WRITTEN PROBLEM:
Leave out the pictures and retype only the lines from the opening line to the line that holds "from matplotlib.colors import", both ends included.

SUPPLIED DATA:
--
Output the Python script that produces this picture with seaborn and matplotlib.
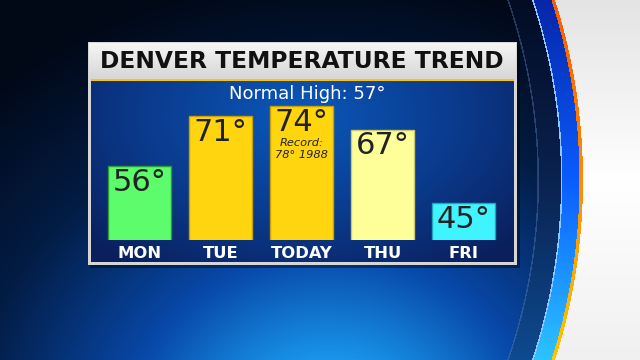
import numpy as np
import pandas as pd
import matplotlib
matplotlib.use("Agg")
import matplotlib.pyplot as plt
import seaborn as sns
from matplotlib.colors import LinearSegmentedColormap

# ---------------- data ----------------
days = ["MON", "TUE", "TODAY", "THU", "FRI"]
highs = [56, 71, 74, 67, 45]
bar_colors = ["#5dfc6c", "#ffd510", "#ffd510", "#ffff99", "#40f4ff"]
edge_colors = ["#2f9a3c", "#c9a000", "#c9a000", "#c8c870", "#20a8b8"]
title = "DENVER TEMPERATURE TREND"
subtitle = "Normal High: 57°"
record_day = "TODAY"
record_lines = ["Record:", "78° 1988"]

# ---------------- figure ----------------
W, H = 640, 360
sns.set_theme(style="white")
plt.rcParams["font.family"] = ["DejaVu Sans"]
fig = plt.figure(figsize=(W / 100, H / 100), dpi=100)

# ---------------- background image (decoration) ----------------
yy, xx = np.mgrid[0:H, 0:W] + 0.5

def cmap(stops):
    return LinearSegmentedColormap.from_list("c", stops)

bg_cm = cmap([(0, "#010816"), (0.3, "#031c44"), (0.6, "#0848a8"),
              (0.85, "#1a9cf0"), (1, "#34ccff")])
d = np.hypot((xx - 330) / 1.1, yy - 440)
t = np.clip(1 - d / 470, 0, 1)
img = bg_cm(t)[..., :3]

# big circle edge on the right
R = 593.0
rc = np.hypot(xx + 10, yy - 180)
vy = yy / H
white_cm = cmap([(0, "#e4e4e4"), (0.5, "#ffffff"), (1, "#f0f0f0")])
orange_cm = cmap([(0, "#ff5a00"), (0.5, "#ff8c00"), (1, "#ffc400")])
band_cm = cmap([(0, "#0626a8"), (0.5, "#0a5cff"), (1, "#2cc4ff")])
inner_cm = cmap([(0, "#030c24"), (0.5, "#0a2250"), (1, "#0e4a90")])

m = (rc > R - 45) & (rc <= R - 21)
img[m] = inner_cm(vy[m])[:, :3]
m = (rc > R - 45.5) & (rc <= R - 44)
img[m] = img[m] * 0.6 + 0.4 * np.array([0.35, 0.5, 0.75])
m = (rc > R - 21) & (rc <= R - 3.5)
img[m] = band_cm(vy[m])[:, :3]
m = (rc > R - 22) & (rc <= R - 20.5)
img[m] = np.array([0.55, 0.78, 1.0])
m = (rc > R - 3.5) & (rc <= R)
img[m] = orange_cm(vy[m])[:, :3]
m = rc > R
img[m] = white_cm(vy[m])[:, :3]

# panel: shadow, frame, title band, gold line, blue panel
def box(x0, x1, y0, y1):
    return (xx >= x0) & (xx < x1) & (yy >= y0) & (yy < y1)

m = box(90, 520, 44, 268)
img[m] = img[m] * 0.6
m = box(88, 517, 42, 265)
img[m] = np.array([0.84, 0.84, 0.84])
m = box(89, 516, 43, 79)
tb = cmap([(0, "#f6f6f6"), (1, "#d6d6d6")])
img[m] = tb(((yy[m] - 43) / 36))[:, :3]
m = box(91, 514, 79, 81)
img[m] = np.array([1.0, 0.77, 0.0])
m = box(91, 514, 81, 262)
pc = cmap([(0, "#0a1f5c"), (0.45, "#0a3a8c"), (1, "#0b58ba")])
dp = np.hypot((xx[m] - 300) / 290, (yy[m] - 115) / 190)
img[m] = pc(np.clip(1 - dp, 0, 1))[:, :3]

ax_bg = fig.add_axes([0, 0, 1, 1], zorder=0)
ax_bg.imshow(img, extent=(0, W, H, 0), aspect="auto", interpolation="bilinear")
ax_bg.set_xlim(0, W)
ax_bg.set_ylim(H, 0)
ax_bg.axis("off")

# ---------------- bar chart ----------------
df = pd.DataFrame({"day": days, "high": highs})
ax = fig.add_axes([99 / W, 1 - 240 / H, 405 / W, 159 / H], zorder=1)
ax.set_facecolor("none")
sns.barplot(data=df, x="day", y="high", hue="day", order=days, hue_order=days,
            palette=dict(zip(days, bar_colors)), legend=False, width=0.78,
            saturation=1, linewidth=1.0, ax=ax)
for cont, ec in zip(ax.containers, edge_colors):
    for p in cont:
        p.set_edgecolor(ec)
ax.set_ylim(34, 81.5)
ax.set_xlim(-0.5, len(days) - 0.5)
for s in ax.spines.values():
    s.set_visible(False)
ax.set_xlabel("")
ax.set_ylabel("")
ax.set_yticks([])
ax.tick_params(axis="x", length=0, pad=4)
for lab in ax.get_xticklabels():
    lab.set_color("white")
    lab.set_fontweight("bold")
    lab.set_fontsize(11.8)

for i, (dname, v) in enumerate(zip(days, highs)):
    ax.text(i, v - 0.5, f"{v}°", ha="center", va="top", fontsize=22,
            color="#222222")
    if dname == record_day:
        ax.text(i, v - 10.9, record_lines[0], ha="center", va="center",
                fontsize=8.2, style="italic", color="#222222")
        ax.text(i, v - 14.5, record_lines[1], ha="center", va="center",
                fontsize=8.2, style="italic", color="#222222")

fig.text(302 / W, 1 - 61 / H, title, ha="center", va="center",
         fontsize=16.8, fontweight="bold", color="#111111", zorder=3)
fig.text(307 / W, 1 - 94 / H, subtitle, ha="center", va="center",
         fontsize=13, color="white", zorder=3)

fig.savefig("out.png", dpi=100)
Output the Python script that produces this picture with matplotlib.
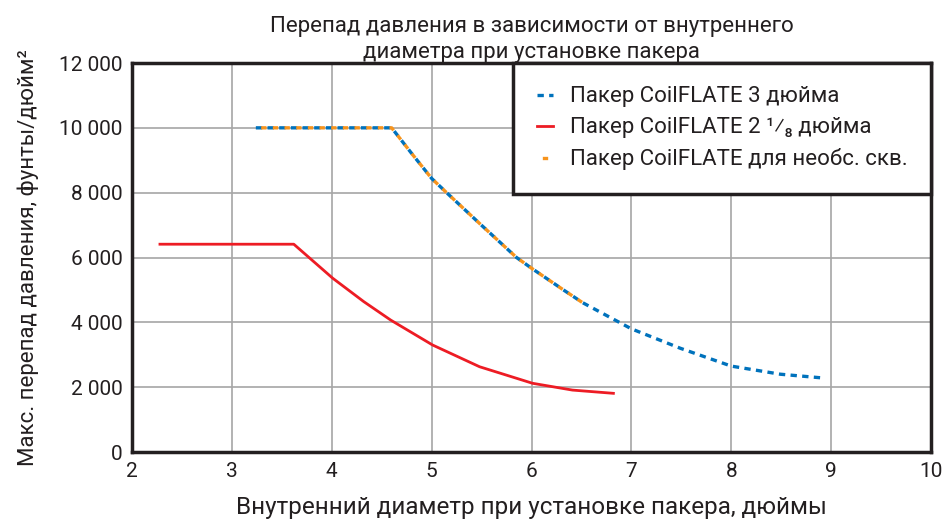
--
FINAL RESULT:
Output the Python script that produces this picture with seaborn and matplotlib.
import numpy as np
import pandas as pd
import matplotlib
matplotlib.use("Agg")
import matplotlib.pyplot as plt
import seaborn as sns
from matplotlib.colors import LinearSegmentedColormap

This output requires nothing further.